In regards to the fork issue, the heart of the conflict lies with the distribution of the fees for a given transaction and whether they should be handled by the miners exclusively or if they should be spread out (to a second layer). Up until now every transaction on the Bitcoin network has been handled by the miners, and all fees have been given to miners. From the standpoint of rational self-interest, it is only natural and obvious that the mining community is satisfied with this arrangement. However, this situation is likely to be disrupted by Bitcoin developers building lightning network and side chain layer two protocols. If a second layer comes to fruition, many Bitcoin transactions will be facilitated through it, thus bypassing miners, and ultimately resulting in them receiving less fees. It is obvious that the mining community wouldn’t be happy with this type of change.
If this is to be the general state of affairs, with the developers producing functions that only serve the users, then users will exercise these functionalities, and the miners will have no way of stopping it. However, the current circumstances in bitcoin are subtle. God (or perhaps Satoshi) has given the miners a blocking instrument. This ‘blocking instrument’ is the malleability loophole. This bug has inadvertently become developers’ largest obstacle in producing new functionality. By not removing this bug, developers’ second layer protocols will be hard to implement. The fix to this bug is segwit, but implementing this type of plan requires the mining community’s support.
In other words, transaction malleability has become the mining community’s first line of defense, a passage ((of a mountain range)) that can be guarded. Holding this point alone will strangle the development of layer 2 protocols, preventing transaction fee revenue being spread to outside of the mining community.
Rational self interest is human nature. Moreover, in order to win customer support, many layer two protocols such as the lightning network are exaggerating the functionality and benefits, and saying nothing of the limitations and shortcomings. This further exacerbates the miners’ fears. Therefore, the miners coming together to boycott segwit implementation to guard transaction malleability is the first line of defense.

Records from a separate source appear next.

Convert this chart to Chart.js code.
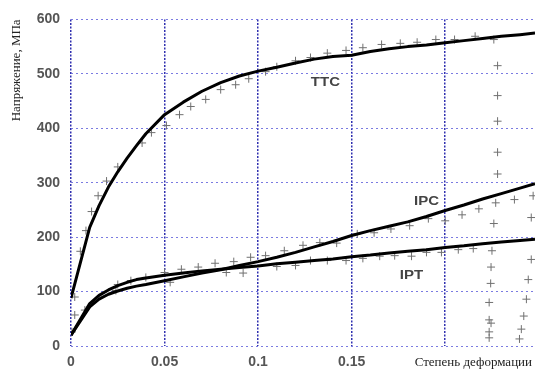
<!DOCTYPE html>
<html lang="ru">
<head>
<meta charset="UTF-8">
<title>Напряжение — степень деформации</title>
<script src="https://cdn.jsdelivr.net/npm/chart.js"></script>
<style>
  body { margin: 0; background: #fff; }
  canvas { display: block; }
</style>
</head>
<body>
<canvas id="stressChart" width="540" height="370"></canvas>
<script>
// расчётные кривые (сплошные линии)
const strainGrid = [0, 0.01, 0.015, 0.02, 0.025, 0.03, 0.035, 0.04, 0.05, 0.06, 0.07, 0.08, 0.09, 0.10,
                    0.11, 0.12, 0.13, 0.14, 0.15, 0.16, 0.17, 0.18, 0.19, 0.20, 0.21, 0.22, 0.23, 0.24, 0.248];
const ttcModel = [88, 218, 258, 292, 320, 345, 368, 390, 425, 448, 468, 484, 496, 505,
                  512, 520, 527, 532, 534, 541, 546, 550, 553, 557, 561, 565, 569, 572, 575];
const ipcModel = [20, 72, 86, 95, 101, 106, 110, 113, 120, 127, 134, 140, 148, 155,
                  163, 172, 182, 192, 203, 212, 220, 228, 238, 249, 259, 270, 280, 290, 298];
const iptModel = [20, 78, 93, 103, 111, 117, 122, 125, 130, 134, 138, 141, 144, 147,
                  151, 154, 157, 160, 164, 167, 171, 174, 177, 181, 184, 188, 191, 194, 196];

// эксперимент (крестики), включая разгрузку
const ttcExpStrain = [0.002, 0.005, 0.008, 0.011, 0.0145, 0.019, 0.025, 0.038, 0.043, 0.051, 0.058, 0.064,
                      0.072, 0.080, 0.088, 0.095, 0.104, 0.110, 0.120, 0.128, 0.137, 0.147, 0.156, 0.166,
                      0.176, 0.185, 0.195, 0.205, 0.216, 0.226, 0.228, 0.228, 0.228, 0.228, 0.228];
const ttcExpStress = [90, 174, 212, 247, 276, 303, 329, 373, 392, 405, 425, 440,
                      453, 471, 480, 491, 504, 513, 524, 530, 538, 543, 548, 554,
                      556, 558, 563, 563, 569, 563, 515, 460, 413, 356, 316];
const ipcExpStrain = [0.0074, 0.025, 0.032, 0.040, 0.050, 0.059, 0.068, 0.077, 0.087, 0.096, 0.104, 0.114,
                      0.124, 0.133, 0.142, 0.153, 0.162, 0.171, 0.181, 0.191, 0.200, 0.209, 0.218, 0.227,
                      0.237, 0.247, 0.226, 0.246, 0.246, 0.2444, 0.2434, 0.242, 0.2407, 0.2397];
const ipcExpStress = [66, 113, 120, 126, 135, 141, 145, 152, 155, 163, 166, 175,
                      185, 190, 189, 206, 208, 215, 221, 234, 230, 241, 252, 263,
                      269, 276, 225, 236, 159, 122, 86, 55, 31, 13];
const iptExpStrain = [0.0005, 0.002, 0.024, 0.053, 0.083, 0.092, 0.110, 0.120, 0.128, 0.137, 0.147, 0.156,
                      0.165, 0.173, 0.182, 0.190, 0.198, 0.207, 0.215, 0.225, 0.2245, 0.2243, 0.2235,
                      0.2235, 0.2245, 0.2235, 0.2235];
const iptExpStress = [26, 57, 102, 117, 135, 134, 146, 148, 157, 157, 157, 161,
                      165, 166, 165, 172, 172, 177, 179, 175, 145, 115, 80,
                      48, 42, 26, 15];

const yTicks = [0, 100, 200, 300, 400, 500, 600];
const xTicks = [0, 0.05, 0.1, 0.15, 0.2];
const xTickLabels = ['0', '0.05', '0.1', '0.15', ''];

const curveLabels = [
  { text: 'TTC', strain: 0.136, stress: 483 },
  { text: 'IPC', strain: 0.190, stress: 265 },
  { text: 'IPT', strain: 0.182, stress: 130 }
];

function pairs(xs, ys) {
  return xs.map((x, i) => ({ x: x, y: ys[i] }));
}

function modelSet(values) {
  return {
    data: pairs(strainGrid, values),
    showLine: true,
    borderColor: '#000',
    borderWidth: 3,
    borderJoinStyle: 'round',
    pointRadius: 0,
    tension: 0
  };
}

function expSet(xs, ys) {
  return {
    data: pairs(xs, ys),
    showLine: false,
    pointStyle: 'cross',
    pointRadius: 4,
    borderColor: '#707070',
    borderWidth: 1
  };
}

// подписи кривых и оси X
const textPlugin = {
  id: 'curveText',
  afterDatasetsDraw(chart) {
    const ctx = chart.ctx;
    const xs = chart.scales.x, ys = chart.scales.y;
    ctx.save();
    ctx.fillStyle = '#444';
    ctx.font = 'bold 12px "Liberation Sans", Arial, sans-serif';
    ctx.textAlign = 'center';
    ctx.textBaseline = 'middle';
    curveLabels.forEach(l => {
      ctx.save();
      ctx.translate(xs.getPixelForValue(l.strain), ys.getPixelForValue(l.stress));
      ctx.scale(1.25, 1);
      ctx.fillText(l.text, 0, 0);
      ctx.restore();
    });
    ctx.fillStyle = '#222';
    ctx.font = '13px "Liberation Serif", "Times New Roman", serif';
    ctx.textAlign = 'right';
    ctx.fillText('Степень деформации', chart.chartArea.right - 3, chart.chartArea.bottom + 17);
    ctx.restore();
  }
};

new Chart(document.getElementById('stressChart'), {
  type: 'scatter',
  data: {
    datasets: [
      modelSet(ttcModel),
      modelSet(ipcModel),
      modelSet(iptModel),
      expSet(ttcExpStrain, ttcExpStress),
      expSet(ipcExpStrain, ipcExpStress),
      expSet(iptExpStrain, iptExpStress)
    ]
  },
  options: {
    responsive: false,
    animation: false,
    layout: { padding: { top: 18, right: 0, left: 0, bottom: 0 } },
    plugins: { legend: { display: false }, tooltip: { enabled: false } },
    scales: {
      x: {
        type: 'linear',
        min: 0,
        max: 0.248,
        afterBuildTicks: scale => { scale.ticks = xTicks.map(v => ({ value: v })); },
        afterFit: scale => { scale.height = 24; },
        ticks: {
          padding: 8,
          color: '#555',
          font: { family: '"Liberation Sans", Arial, sans-serif', size: 14, weight: 'bold' },
          callback: (v, i) => xTickLabels[i]
        },
        grid: { color: '#3030b0', lineWidth: 1.5, drawTicks: false },
        border: { display: false, dash: [2, 1.5] }
      },
      y: {
        min: 0,
        max: 600,
        afterBuildTicks: scale => { scale.ticks = yTicks.map(v => ({ value: v })); },
        afterFit: scale => { scale.width = 71; },
        ticks: {
          padding: 11,
          color: '#555',
          font: { family: '"Liberation Sans", Arial, sans-serif', size: 14, weight: 'bold' }
        },
        grid: { color: 'rgba(100,100,220,0.85)', lineWidth: 1, drawTicks: false },
        border: { display: false, dash: [2, 3] },
        title: {
          display: true,
          text: 'Напряжение, МПа',
          align: 'end',
          color: '#222',
          padding: { top: 9, bottom: 0 },
          font: { family: '"Liberation Serif", "Times New Roman", serif', size: 13 }
        }
      }
    }
  },
  plugins: [textPlugin]
});
</script>
</body>
</html>
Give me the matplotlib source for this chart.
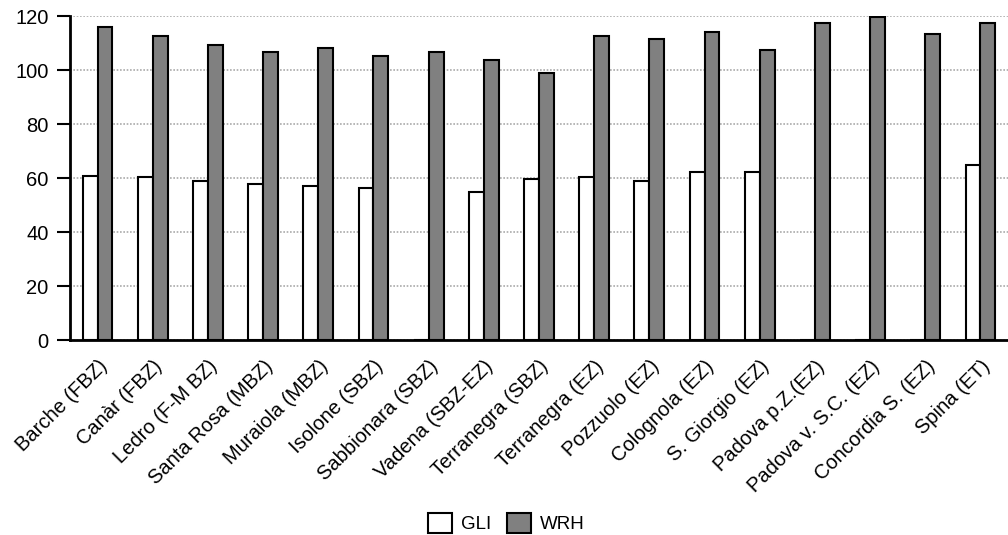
import matplotlib
matplotlib.use("Agg")
import matplotlib.pyplot as plt
import numpy as np

plt.rcParams['font.family'] = ['Liberation Sans', 'DejaVu Sans']

categories = ["Barche (FBZ)", "Canàr (FBZ)", "Ledro (F-M BZ)", "Santa Rosa (MBZ)",
              "Muraiola (MBZ)", "Isolone (SBZ)", "Sabbionara (SBZ)", "Vadena (SBZ-EZ)",
              "Terranegra (SBZ)", "Terranegra (EZ)", "Pozzuolo (EZ)", "Colognola (EZ)",
              "S. Giorgio (EZ)", "Padova p.Z.(EZ)", "Padova v. S.C. (EZ)",
              "Concordia S. (EZ)", "Spina (ET)"]
gli = [60.6, 60.4, 58.8, 57.9, 57.2, 56.4, np.nan, 54.8, 59.6, 60.5, 58.9, 62.1, 62.1,
       np.nan, np.nan, np.nan, 64.7]
wrh = [115.8, 112.6, 109.3, 106.8, 108.3, 105.2, 106.8, 103.6, 98.8, 112.6, 111.6, 114.2,
       107.5, 117.4, 119.8, 113.3, 117.4]
yticks = [0, 20, 40, 60, 80, 100, 120]

fig = plt.figure(figsize=(10.08, 5.35), dpi=100)
ax = fig.add_axes([70/1008, 1-340/535, 1-70/1008, (340-16)/535])

x = np.arange(len(categories))
w = 0.27
ax.bar(x - w/2, np.nan_to_num(gli, nan=0.0), w, color='white', edgecolor='black',
       linewidth=1.5, label='GLI', zorder=3)
ax.bar(x + w/2, wrh, w, color='#808080', edgecolor='black', linewidth=1.5,
       label='WRH', zorder=3)

ax.set_xlim(-0.5, len(categories) - 0.5)
ax.set_ylim(0, 120)
ax.set_yticks(yticks)
ax.yaxis.grid(True, linestyle=(0, (1.0, 1.0)), color='#aaaaaa', linewidth=1.2, zorder=0)
ax.set_axisbelow(True)
for s in ['top', 'right']:
    ax.spines[s].set_visible(False)
ax.spines['left'].set_linewidth(2)
ax.spines['bottom'].set_linewidth(2)
ax.tick_params(axis='y', length=9.5, width=1.5, labelsize=14.5, pad=6)
ax.tick_params(axis='x', length=0, labelsize=14.5, pad=12)
ax.set_xticks(x)
ax.set_xticklabels(categories, rotation=45, ha='right', rotation_mode='anchor')

fig.legend(loc='lower center', bbox_to_anchor=(0.502, -0.028), ncol=2, frameon=False,
           fontsize=13.5, handlelength=1.3, handleheight=1.3, handletextpad=0.45,
           columnspacing=0.85)

fig.savefig('out.png', dpi=100)
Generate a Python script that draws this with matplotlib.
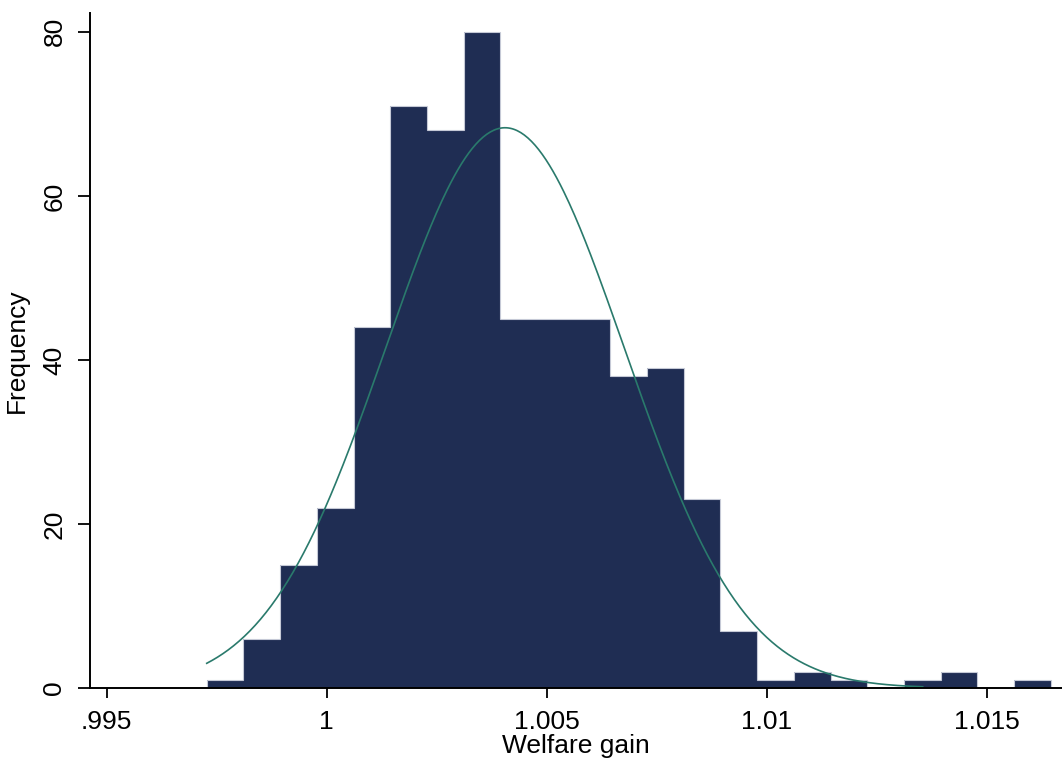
import numpy as np
import matplotlib
matplotlib.use('Agg')
import matplotlib.pyplot as plt

plt.rcParams['font.family'] = ['Liberation Sans', 'DejaVu Sans']
plt.rcParams['font.size'] = 19

# histogram bins (left edge of first bin, bin width) and counts
bin_start = 0.997273
bin_width = 0.000834
counts = [1, 6, 15, 22, 44, 71, 68, 80, 45, 45, 45, 38, 39, 23, 7,
          1, 2, 1, 0, 1, 2, 0, 1]

# normal density overlay
mu = 1.004052
sigma = 0.002713
curve_lo, curve_hi = 0.997273, 1.013545

xticks = [0.995, 1.0, 1.005, 1.01, 1.015]
xticklabels = ['.995', '1', '1.005', '1.01', '1.015']
yticks = [0, 20, 40, 60, 80]

edges = bin_start + bin_width * np.arange(len(counts) + 1)
n = sum(counts)

fig = plt.figure(figsize=(10.62, 7.67), dpi=100)
ax = fig.add_axes([90/1062, 79/767, 972/1062, 675/767])

ax.bar(edges[:-1], counts, width=bin_width, align='edge',
       color='#1f2d53', edgecolor='none', linewidth=0)
# light outline only along the outer envelope of the bars
ax.stairs(counts, edges, color='#c5c9d6', linewidth=0.8)

xs = np.linspace(curve_lo, curve_hi, 400)
ys = n * bin_width * np.exp(-0.5 * ((xs - mu) / sigma) ** 2) / (sigma * np.sqrt(2 * np.pi))
ax.plot(xs, ys, color='#2a7a6c', linewidth=1.2)

ax.set_xlim(0.99462, 1.016711)
ax.set_ylim(0, 82.3)
ax.set_xticks(xticks)
ax.set_xticklabels(xticklabels)
ax.set_yticks(yticks)
for lab in ax.get_yticklabels():
    lab.set_rotation(90)
    lab.set_va('center')

ax.spines['top'].set_visible(False)
ax.spines['right'].set_visible(False)
ax.spines['left'].set_linewidth(1.4)
ax.spines['bottom'].set_linewidth(1.4)
ax.tick_params(axis='y', length=9, width=1.3, pad=8)
ax.tick_params(axis='x', length=7, width=1.3, pad=9)

ax.set_xlabel('Welfare gain', labelpad=0)
ax.set_ylabel('Frequency', labelpad=10)

plt.savefig('out.png', dpi=100)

Blocking the fixing of a bug, on an emotional level as well as a logical one, is not appropriate. These miners know this in their hearts. That is why they do not bring the issue to attention and are not willing to clearly articulate their position. From their perspective, a relatively compromising strategy is to delay segwit and promote on-chain scaling.
Why would they promote on-chain scaling you ask? Because if the on-chain fees are kept to within a reasonable scope, the user’s attraction to second layer protocols wouldn’t be as great.
This issue is similar to global oil supply. In the past, OPEC enjoyed monopolization of global oil supply. After the price exceeded $100 per barrel, innovators developed new technologies such as shale extraction, and damaged OPEC countries. If beforehand OPEC kept the price point relatively low, such as $50/barrel, shale wouldn’t have been nearly as attractive, and it is very likely that it wouldn’t have been developed to such a large scale. Now shale has become the norm, and traditional oil-producing countries, even when they let the price fall to $30/barrel, cannot destroy shale. This has created an unfavorable situation to oil-producing countries. Miners are afraid of exactly this type of phenomenon.
In summary, while the fork issue is seemingly due to ideological differences, the fact of that matter is that it comes down to money. If we want to solve the problem, we must stop yelling at each other over ideological differences and about who is right and wrong. Using the spectre of centralization and inciting anger among users is not the way to solve this problem.
If we want to solve the problem, let’s talk about the real issue, money, and how the profits (of fees) should be divided. The miners do not want to strangle developer’s approaches to producing new functionality, and the developers’, in designing those new functionalities, must promote defending the profits earned by miners. It is only then will Bitcoin be able to reach the moon!